The decade of the 1970s also witnessed a great ferment of other new and ambitious political ideas espoused by the Group of 77.  The Declaration on the Establishment of a New International Economic Order was adopted at the Sixth Special Session of the General Assembly on May 01, 1974.  The Charter of the Economic Rights and Duties of States was adopted by the General Assembly at its 29th regular session on 12 December 1974, by 120 votes in favour, to 6 against and 10 abstentions.  It was a time of great confidence and expectation on the part of the developing countries based on the feeling of solidarity generated within the Group of 77.  The content of both these documents directly inspired positions maintained by members of the Group in deliberations at the Third United Nations Conference on the Law of the Sea, 1973-1982.

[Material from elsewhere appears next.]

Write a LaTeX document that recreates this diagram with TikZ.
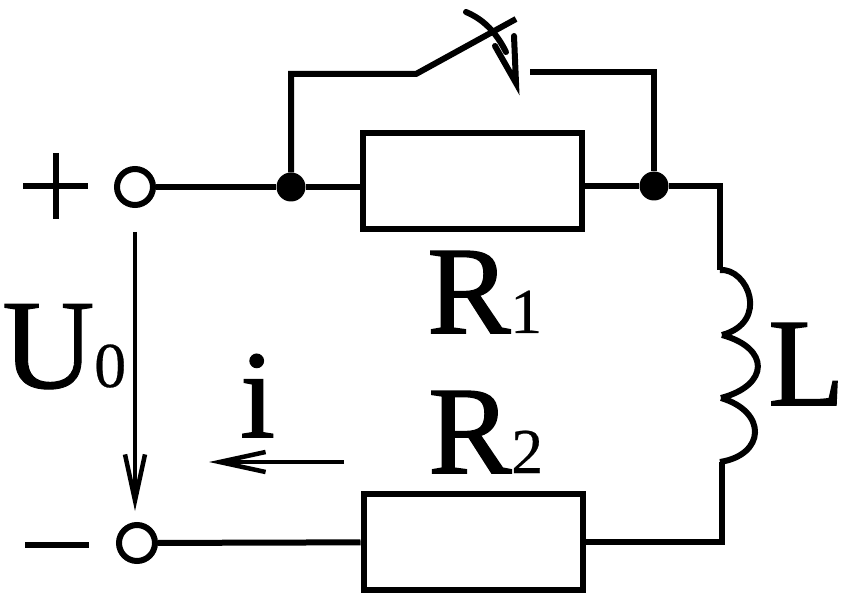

The U.N. Convention on the Law of the Sea signed at Montego Bay on December  10, 1982 was the product of the longest and most complex international negotiation ever undertaken.  It resolved technical, scientific, legal and organizational issues by agreed and transparent procedures aided by co-operative contributions from specialist members of over 150 delegations. At the eleventh and final Session of the Third U.N. Conference on the Law of the Sea, on 30 April 1982, the text of the Convention, that is, its 320 Articles, and its nine Annexes (considered an “integral whole”) were adopted at a roll-call vote by 130 votes in favour to 4 votes against, with 17 abstentions and 2 delegations not participating.




In July 1966, President Lyndon Johnson, when commissioning the research vessel Oceanographer, warned that the prospect of rich harvests and mineral wealth from the sea could create a new form of colonial competition among maritime nations





Although the overwhelming number of countries represented at the Conference were ready to become parties to the Convention they had produced, the industrialised countries were critical of the provisions of Part XI which had been designed to reflect the legal content of the “common heritage” concept.  Rejecting elements of Part XI as reflecting an outmoded dirigism and providing for unduly complex mechanisms to protect land-based mineral producers, some industrialised countries continued to seek ways to eliminate the provisions of Part XI of the Convention to which they objected.  As many States within the Group of 77 and the former Socialist Group had by now chosen to follow liberal economic policies radically different from those that had caused them to support the controls and constraints of Part XI in its original form, it became possible, with the co-operation of the Secretary-General of the United Nations, to organize negotiations that could lead to modification or elimination of the Convention’s provisions that they found unacceptable.  Their method of choice for achieving that result was the conclusion of what would come to be called an “implementing agreement”, a new treaty that would suppress or postpone the operation of the offending provisions of Part XI, and by contriving to have all States Parties to the Convention of 1982 become Parties to this later treaty, along with States which had refused to join before but found the 1982 Convention acceptable when read with the implementing agreement. The avowed aim of this unprecedented method of amending a treaty that had already been signed, and even ratified by some, was to make the Convention attractive to all countries, to make participation in it “universal”.